In his more upbeat moments, Stanford economist Eric Hanushek believes improving schools is possible and successful reform models exist to point the way.
However, he says, “When I wake up on the pessimistic side, I worry school success is very individual-specific, and we have not learned how to institutionalize this. We are depending on one leader, one governor, one mayor or one school superintendent, and that success follows this one person.”
A noted education scholar, Hanushek finds fresh cause for pessimism in a new study on the seeming immutability of the achievement gap between low and high income students in the United States.
The study, which Hanushek co-authored with three other academics, including Paul Peterson, director of Harvard’s Program on Education Policy and Governance, will appear Monday in Education Next, an education journal sponsored by the John F. Kennedy School of Government at Harvard University.
Using data from four respected assessments of student performance — including NAEP, the National Assessment of Educational Progress, TIMSS, the Trends in International Mathematics and Science Study, and PISA, the Program for International Student Assessment — the researchers reviewed 98 tests administered to 2.7 million students in a nearly 50-year span of time.
Their conclusion: A stark opportunity gap persists between America’s haves and have-nots, despite a nearly half century of state and federal attempts to provide poor children with extra resources to catch up. Yet, the gap hasn’t budged.

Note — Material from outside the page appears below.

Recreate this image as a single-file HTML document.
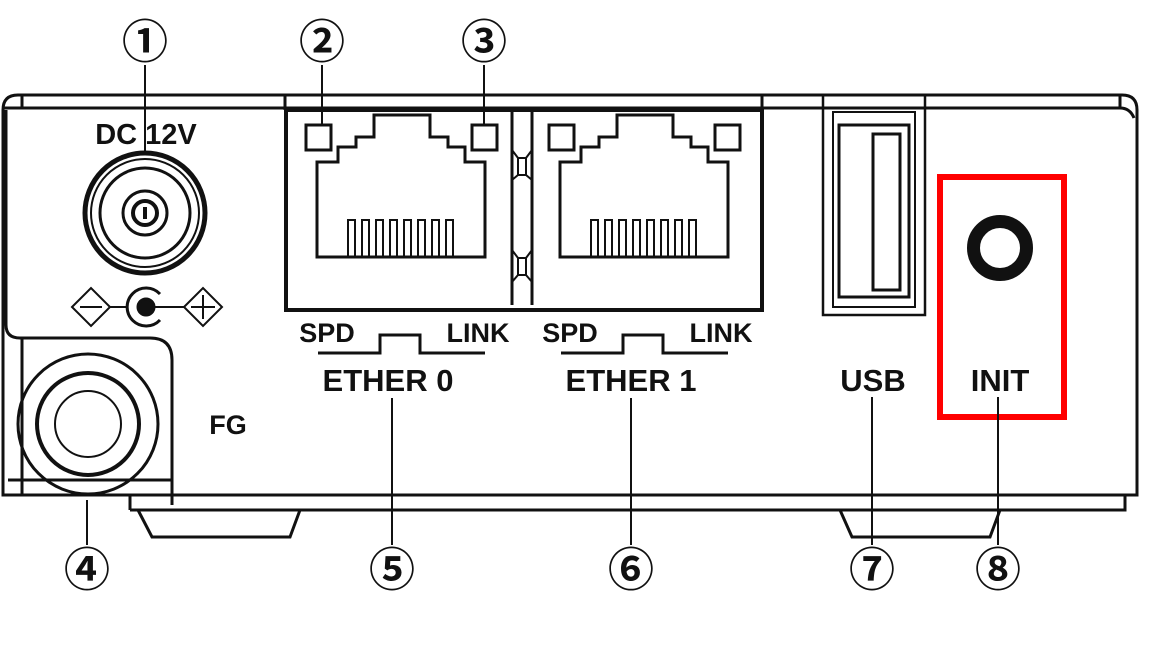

“We have been trying a lot of things to close that achievement gap over time, but these gaps have not changed one whit over the almost half-century in which we are able to track performance. The gap we saw in 1970 is the same gap we saw in 2015,” said Hanushek in a conference call with reporters last week and a follow-up phone interview afterward.
The achievement gap between kids at the highest and lowest socioeconomic levels is daunting — equivalent to three to four years of learning.
The stagnation crosses incomes. “We would feel better about these constant achievement gaps if all achievement were rising, so everybody was better off,” said Hanushek. “That is not what we saw.” While the test scores over time show fairly substantial gains in students at ages 13 and 14, those gains fade by age 17, which Hanushek blames on a lack of meaningful reinvention of high school.
Despite Head Start, desegregation, mandated services for students with disabilities and more equal funding between rich and poor school districts, nothing has ameliorated the social advantages wealthier kids bring to the classroom, said study co-author Paul Peterson.
“When I began this project, I thought the gap was closing,” said Peterson, “So, the question arises: Why hasn’t it gotten better? The simple answer is that nothing has changed out there that is relevant.”
The positive changes in the past half-century, including rising educational attainment by parents, may have been offset by a decline in teacher quality, suggest Peterson and Hanushek.
They maintain the quality of the teaching force — a key factor in student achievement — fell as women gained access to career opportunities outside of the classroom. The researchers cite a drop in the math and reading skills of teachers and decreasing rates of teachers graduating from selective colleges.
“When talented women have the opportunity to work in fields that reward them for their productivity, they are going to leave a field where they’re not paid for their productivity,” said Peterson. “The quality of the teaching profession has a particular effect on low socioeconomic students; those students are, unfortunately, encountering the most inexperienced teachers.”
“While there is a lot of lip service that says we have to make our schools better and we have to get better teachers, we don’t pursue policy designed to actually do that,” said Hanushek.
“We are shirking the issue of teaching quality,” said Peterson. “There is no direct effort on a national scale to enhance the quality of the teaching profession.”
Despite more public skepticism around what test scores signify, Hanushek said, “Scores in these achievement tests are actually good measures of expected future incomes, so, if kids are unprepared for life, or at least for jobs and college, as seen by these test scores, they are going to have their own families of poor kids. That is the tragedy.”